*Short problem*.
Reproduce the listing below exactly, beginning with its first line and ending with the line that holds "from matplotlib.ticker import"; pictures are not part of the copy.

*Material*.
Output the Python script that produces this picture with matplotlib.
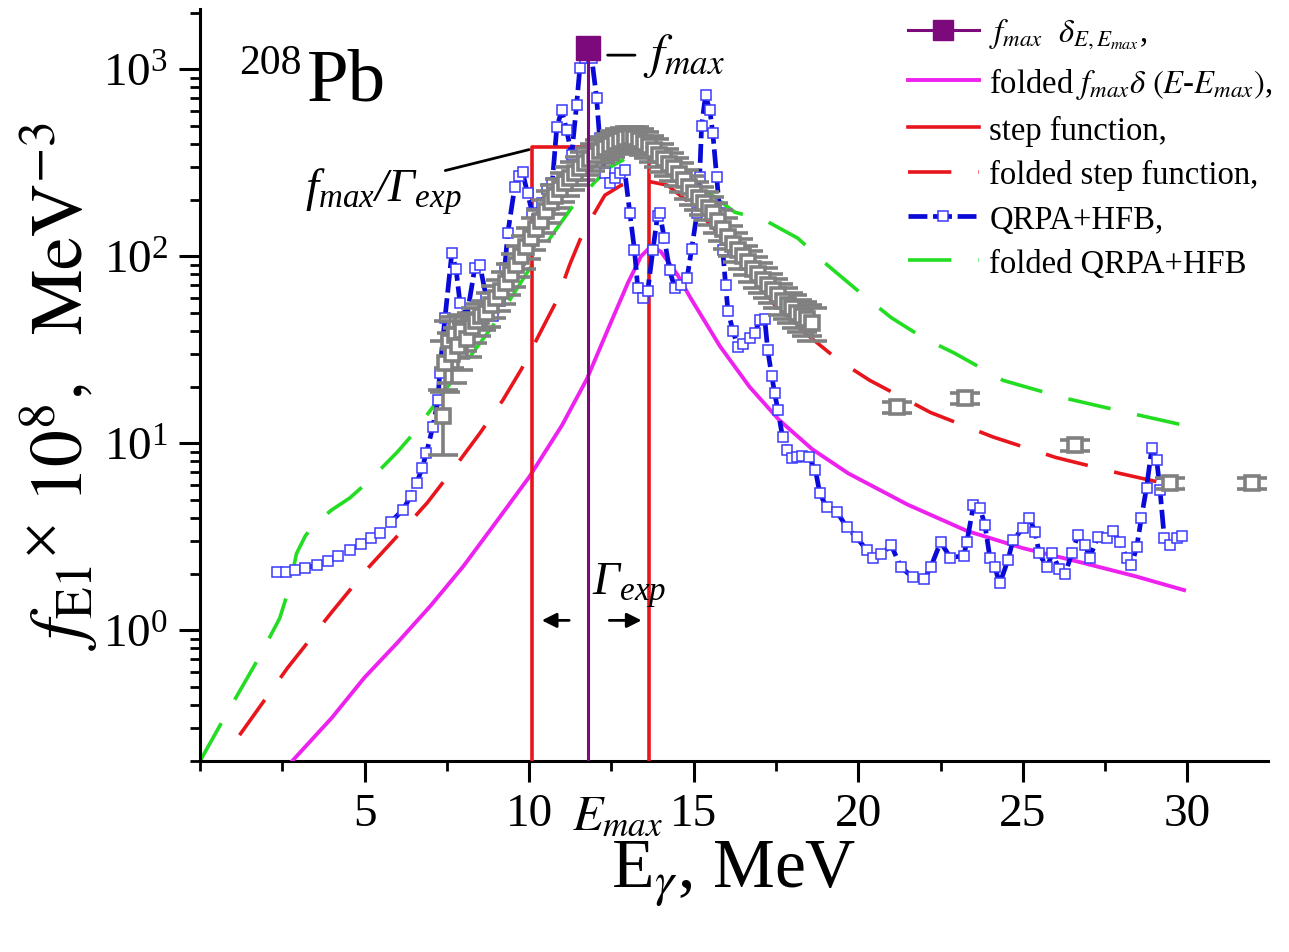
import matplotlib
matplotlib.use("Agg")
import matplotlib.pyplot as plt
from matplotlib.lines import Line2D
from matplotlib.ticker import LogLocator, MultipleLocator, NullFormatter

plt.rcParams["font.family"] = "serif"
plt.rcParams["font.serif"] = ["Liberation Serif", "DejaVu Serif"]
plt.rcParams["mathtext.fontset"] = "stix"
# used only by texts with math_fontfamily="custom" (italic capital Gamma)
plt.rcParams["mathtext.rm"] = "Liberation Serif:italic"
plt.rcParams["mathtext.it"] = "Liberation Serif:italic"

# delta peak and step function
e_max = 11.8
f_max = 1300.0
step_e = [10.1, 10.1, 13.65, 13.65]
step_y = [0.1, 383.0, 383.0, 0.1]

# folded delta (Lorentzian-like) curve
mag_e = [2.8, 4.0, 5.0, 6.0, 7.0, 8.0, 9.0, 10.0, 11.0, 11.75, 12.5, 13.0, 13.4,
         13.7, 14.0, 14.5, 14.9, 15.8, 16.7, 17.6, 18.6, 19.7, 21.5, 23.3, 25.0,
         26.8, 28.4, 29.9]
mag_y = [0.2, 0.34, 0.56, 0.86, 1.35, 2.2, 3.8, 6.6, 12.5, 22, 45, 72, 100,
         113, 106, 80, 60, 33, 20, 13.3, 9.3, 6.9, 4.7, 3.4, 2.75,
         2.3, 1.95, 1.64]

# folded step function
red_e = [1.2, 2.66, 4.0, 5.1, 6.0, 6.9, 7.7, 8.5, 9.2, 9.77, 10.3, 10.84, 11.23,
         11.63, 12.3, 12.8, 13.2, 13.6, 14.2, 15.0, 16.0, 17.0, 17.6, 18.4, 19.4,
         20.35, 22.2, 24.1, 26.0, 27.95, 29.87]
red_y = [0.275, 0.63, 1.25, 2.15, 3.2, 4.8, 7.3, 11.3, 17, 25, 38, 58, 90,
         133, 212, 240, 252, 252, 240, 185, 118, 70, 51, 38.7, 27.8,
         21.7, 14.6, 10.8, 8.4, 6.9, 5.8]

# folded QRPA+HFB
green_e = [0.0, 0.65, 1.8, 2.42, 2.66, 2.8, 2.93, 3.2, 3.48, 4.0, 4.55, 5.0, 5.46,
           6.0, 6.43, 7.07, 8.0, 9.0, 10.0, 10.7, 11.3, 12.0, 12.45, 13.27, 13.8,
           14.5, 15.3, 16.25, 17.16, 18.16, 19.07, 20.1, 21.0, 22.0, 22.93, 24.4,
           26.3, 28.25, 29.8]
green_y = [0.2, 0.32, 0.72, 1.16, 1.58, 2.0, 2.57, 3.2, 3.7, 4.4, 5.1, 6.0, 7.2,
           9.0, 11, 15.6, 26, 45, 85, 130, 183, 250, 299, 360, 355,
           310, 230, 172, 156, 125, 89.5, 63, 47, 36.4, 30.3, 21.7,
           17.4, 14.5, 12.6]

# QRPA+HFB
qrpa_e = [2.33, 2.6, 2.9, 3.2, 3.54, 3.9, 4.2, 4.55, 4.9, 5.2, 5.46, 5.8, 6.16,
          6.4, 6.58, 6.75, 6.88, 7.07, 7.23, 7.28, 7.44, 7.65, 7.78, 7.9, 8.1,
          8.35, 8.5, 8.7, 8.9, 9.1, 9.26, 9.35, 9.56, 9.7, 9.8, 9.95, 10.1, 10.23,
          10.38, 10.55, 10.7, 10.84, 10.99, 11.14, 11.29, 11.44, 11.54, 11.69,
          11.9, 12.05, 12.14, 12.29, 12.45, 12.6, 12.75, 12.9, 13.06, 13.2, 13.3,
          13.45, 13.6, 13.76, 13.9, 13.97, 14.1, 14.27, 14.42, 14.6, 14.8, 14.94,
          15.1, 15.18, 15.24, 15.36, 15.49, 15.58, 15.7, 15.79, 15.88, 15.97,
          16.04, 16.19, 16.35, 16.5, 16.7, 16.86, 17.0, 17.16, 17.25, 17.37,
          17.46, 17.56, 17.7, 17.83, 18.0, 18.15, 18.3, 18.5, 18.7, 18.83, 19.04,
          19.35, 19.65, 19.95, 20.26, 20.44, 20.7, 21.0, 21.3, 21.66, 22.0, 22.2,
          22.5, 22.8, 23.2, 23.3, 23.5, 23.7, 23.85, 24.0, 24.15, 24.3, 24.55,
          24.7, 25.0, 25.2, 25.37, 25.5, 25.73, 25.9, 26.1, 26.28, 26.5, 26.67,
          26.9, 27.03, 27.28, 27.55, 27.74, 27.95, 28.16, 28.3, 28.46, 28.6,
          28.76, 28.92, 29.07, 29.17, 29.3, 29.47, 29.7, 29.85]
qrpa_y = [2.04, 2.06, 2.1, 2.15, 2.23, 2.35, 2.5, 2.68, 2.9, 3.1, 3.3, 3.8, 4.4,
          5.2, 6.1, 7.4, 8.9, 12.2, 17, 23.7, 46.5, 104, 85, 56, 47,
          87, 90, 60, 48, 58, 87, 133, 234, 270, 282, 217, 170, 158,
          192, 230, 245, 490, 603, 472, 347, 641, 1012, 1150,
          1150, 700, 430, 278, 245, 262, 278, 290, 170, 108, 68,
          60, 65, 108, 165, 170, 126, 84, 68, 70, 77, 110,
          170, 264, 500, 726, 603, 455, 264, 170, 108, 70,
          51, 40, 32.6, 34, 36.4, 38.7, 45.5, 46, 31.4, 23,
          18.5, 15, 10.8, 9.2, 8.3, 8.4, 8.6, 8.4, 7.2, 5.4, 4.55,
          4.3, 3.56, 3.14, 2.68, 2.43, 2.55, 2.85, 2.17, 1.92, 1.87, 2.17,
          2.96, 2.45, 2.5, 2.96, 4.66, 4.5, 3.64, 2.45, 2.17, 1.78, 2.38,
          3.03, 3.51, 4.0, 3.36, 2.58, 2.17, 2.58, 2.13, 2.0, 2.6, 3.22,
          2.85, 2.45, 3.15, 3.1, 3.4, 2.96, 2.43, 2.23, 2.78, 3.97,
          5.8, 9.4, 8.1, 5.6, 3.1, 2.85, 3.1, 3.2]

# experimental points
exp_e = [7.37, 7.45, 7.55, 7.65, 7.75, 7.85, 7.95, 8.1, 8.25, 8.4, 8.55, 8.7, 8.85,
         9.0, 9.15, 9.3, 9.45, 9.6, 9.75, 9.9, 10.05, 10.2, 10.35, 10.5, 10.65,
         10.8, 10.95, 11.1, 11.25, 11.4, 11.55, 11.7, 11.85, 12.0, 12.15, 12.3,
         12.45, 12.6, 12.75, 12.9, 13.05, 13.2, 13.35, 13.5, 13.65, 13.8, 13.95,
         14.1, 14.25, 14.4, 14.55, 14.7, 14.85, 15.0, 15.15, 15.3, 15.45, 15.6,
         15.75, 15.9, 16.05, 16.2, 16.35, 16.5, 16.65, 16.8, 16.95, 17.1, 17.25,
         17.4, 17.55, 17.7, 17.85, 18.0, 18.15, 18.3, 18.45, 18.6,
         21.17, 23.24, 26.58, 29.47, 31.96]
exp_y = [14, 27, 35, 30, 38, 33, 40, 36, 42, 45, 48, 50, 55,
         60, 65, 72, 80, 90, 100, 112, 125, 140, 155, 175, 195,
         210, 228, 245, 262, 280, 298, 315, 332, 350, 365, 380,
         395, 408, 418, 428, 432, 430, 420, 405, 388, 370, 350,
         330, 312, 295, 275, 255, 235, 218, 205, 193, 182, 170,
         155, 140, 127, 117, 108, 100, 93, 86, 80, 75, 70,
         66, 62, 58, 55, 53, 50, 48, 46, 44,
         15.6, 17.4, 9.75, 6.1, 6.1]
exp_rel_err = [0.38, 0.3, 0.28, 0.3, 0.25, 0.25, 0.22, 0.2, 0.18, 0.17, 0.16, 0.16, 0.15,
               0.15, 0.15, 0.14, 0.14, 0.14, 0.14, 0.14, 0.14, 0.14, 0.14, 0.14, 0.14,
               0.14, 0.14, 0.14, 0.14, 0.14, 0.14, 0.14, 0.14, 0.14, 0.14, 0.14,
               0.14, 0.14, 0.14, 0.14, 0.14, 0.14, 0.14, 0.14, 0.14, 0.14, 0.14,
               0.14, 0.14, 0.14, 0.14, 0.14, 0.14, 0.14, 0.14, 0.14, 0.14, 0.14,
               0.14, 0.14, 0.14, 0.14, 0.14, 0.14, 0.15, 0.15, 0.15, 0.15, 0.15,
               0.15, 0.15, 0.16, 0.16, 0.17, 0.17, 0.18, 0.19, 0.2,
               0.07, 0.07, 0.07, 0.07, 0.07]

purple = "#7d0a7d"
magenta = "#ee22ee"
red = "#e8161c"
green = "#22dd22"
blue = "#0a0ad8"
gray = "#808080"

fig = plt.figure(figsize=(12.89, 9.53), dpi=100)
ax = fig.add_axes([0.1552, 0.2004, 0.8285, 0.7891])

ax.plot(green_e, green_y, color=green, lw=2.6, dashes=(12, 7.5), zorder=2)
ax.plot(red_e, red_y, color=red, lw=2.6, dashes=(12, 7.5), zorder=2)
ax.plot(mag_e, mag_y, color=magenta, lw=2.8, zorder=3)
ax.plot(step_e, step_y, color=red, lw=2.6, zorder=3)
ax.plot(qrpa_e, qrpa_y, color=blue, lw=3.4, dashes=(4, 1.2), marker="s", ms=6.5,
        mfc="white", mec="#3a3aff", mew=1.1, zorder=4)
err = [[y * r for y, r in zip(exp_y, exp_rel_err)],
       [y * r for y, r in zip(exp_y, exp_rel_err)]]
ax.errorbar(exp_e, exp_y, yerr=err, fmt="s", ms=10, mfc="white", mec=gray, mew=2.6,
            ecolor=gray, elinewidth=2.6, capsize=11, capthick=2.6, zorder=5)
ax.plot([e_max, e_max], [0.1, f_max], color=purple, lw=2.2, zorder=6)
ax.plot([e_max], [f_max], marker="s", ms=17, color=purple, ls="none", zorder=7)

ax.set_xlim(0, 32.45)
ax.set_ylim(0.2, 2100)
ax.set_yscale("log")

for side in ("top", "right"):
    ax.spines[side].set_visible(False)
for side in ("left", "bottom"):
    ax.spines[side].set_linewidth(2.2)

ax.set_xticks([5, 10, 15, 20, 25, 30])
ax.xaxis.set_minor_locator(MultipleLocator(2.5))
ax.yaxis.set_major_locator(LogLocator(base=10, numticks=10))
ax.yaxis.set_minor_locator(LogLocator(base=10, subs=range(2, 10), numticks=20))
ax.yaxis.set_minor_formatter(NullFormatter())
ax.tick_params(which="major", direction="out", length=15, width=2.2, labelsize=34, pad=8)
ax.tick_params(which="minor", direction="out", length=7.5, width=2.0)

ax.set_xlabel(r"E$_{\gamma}$, MeV", fontsize=50, labelpad=2)
ax.set_ylabel(r"$f_{\mathrm{E1}}{}^{\times}\ \mathrm{10}^{\mathrm{8}},\ \ \mathrm{MeV}^{\mathrm{-3}}$",
              fontsize=53, labelpad=2)

ax.text(0.037, 0.915, "208", transform=ax.transAxes, fontsize=30, va="baseline")
ax.text(0.1, 0.88, "Pb", transform=ax.transAxes, fontsize=54, va="baseline")

ax.annotate("", xy=(10.08, 375), xytext=(7.37, 285),
            arrowprops=dict(arrowstyle="-", lw=2, color="black"))
ax.text(3.18, 225, r"$f_{max}/\Gamma_{exp}$", fontsize=34, va="center", ha="left",
        math_fontfamily="custom")

ax.annotate("", xy=(12.3, 1190), xytext=(13.3, 1190),
            arrowprops=dict(arrowstyle="-", lw=2, color="black"), zorder=8)
ax.text(13.45, 1190, r"$f_{max}$", fontsize=36, va="center", ha="left")

ax.text(11.9, 1.74, r"$\Gamma_{exp}$", fontsize=34, va="center", ha="left",
        math_fontfamily="custom")
ax.annotate("", xy=(10.3, 1.13), xytext=(11.3, 1.13),
            arrowprops=dict(arrowstyle="-|>", lw=2, color="black", mutation_scale=22))
ax.annotate("", xy=(13.5, 1.13), xytext=(12.35, 1.13),
            arrowprops=dict(arrowstyle="-|>", lw=2, color="black", mutation_scale=22))

ax.text(11.3, -0.09, r"$E_{max}$", transform=ax.get_xaxis_transform(),
        fontsize=36, va="baseline", ha="left")

handles = [
    Line2D([], [], color=purple, lw=2.2, marker="s", ms=15),
    Line2D([], [], color=magenta, lw=2.8),
    Line2D([], [], color=red, lw=2.6),
    Line2D([], [], color=red, lw=2.6, dashes=(12, 7.5)),
    Line2D([], [], color=blue, lw=3.4, dashes=(4, 1.2), marker="s", ms=6.5,
           mfc="white", mec="#3a3aff", mew=1.1),
    Line2D([], [], color=green, lw=2.6, dashes=(12, 7.5)),
]
labels = [
    r"$f_{max}\ \ \delta_{E,E_{max}}$,",
    r"folded $f_{max}\delta\ (E$-$E_{max})$,",
    "step function,",
    "folded step function,",
    "QRPA+HFB,",
    "folded QRPA+HFB",
]
ax.legend(handles, labels, loc="upper left", bbox_to_anchor=(0.6625, 0.99),
          frameon=False, fontsize=23.5, handlelength=2.2, handletextpad=0.3,
          labelspacing=0.42, borderaxespad=0, borderpad=0, numpoints=1)

fig.savefig("out.png", dpi=100)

*Task output*.
Output the Python script that produces this picture with matplotlib.
import matplotlib
matplotlib.use("Agg")
import matplotlib.pyplot as plt
from matplotlib.lines import Line2D
from matplotlib.ticker import LogLocator, MultipleLocator, NullFormatter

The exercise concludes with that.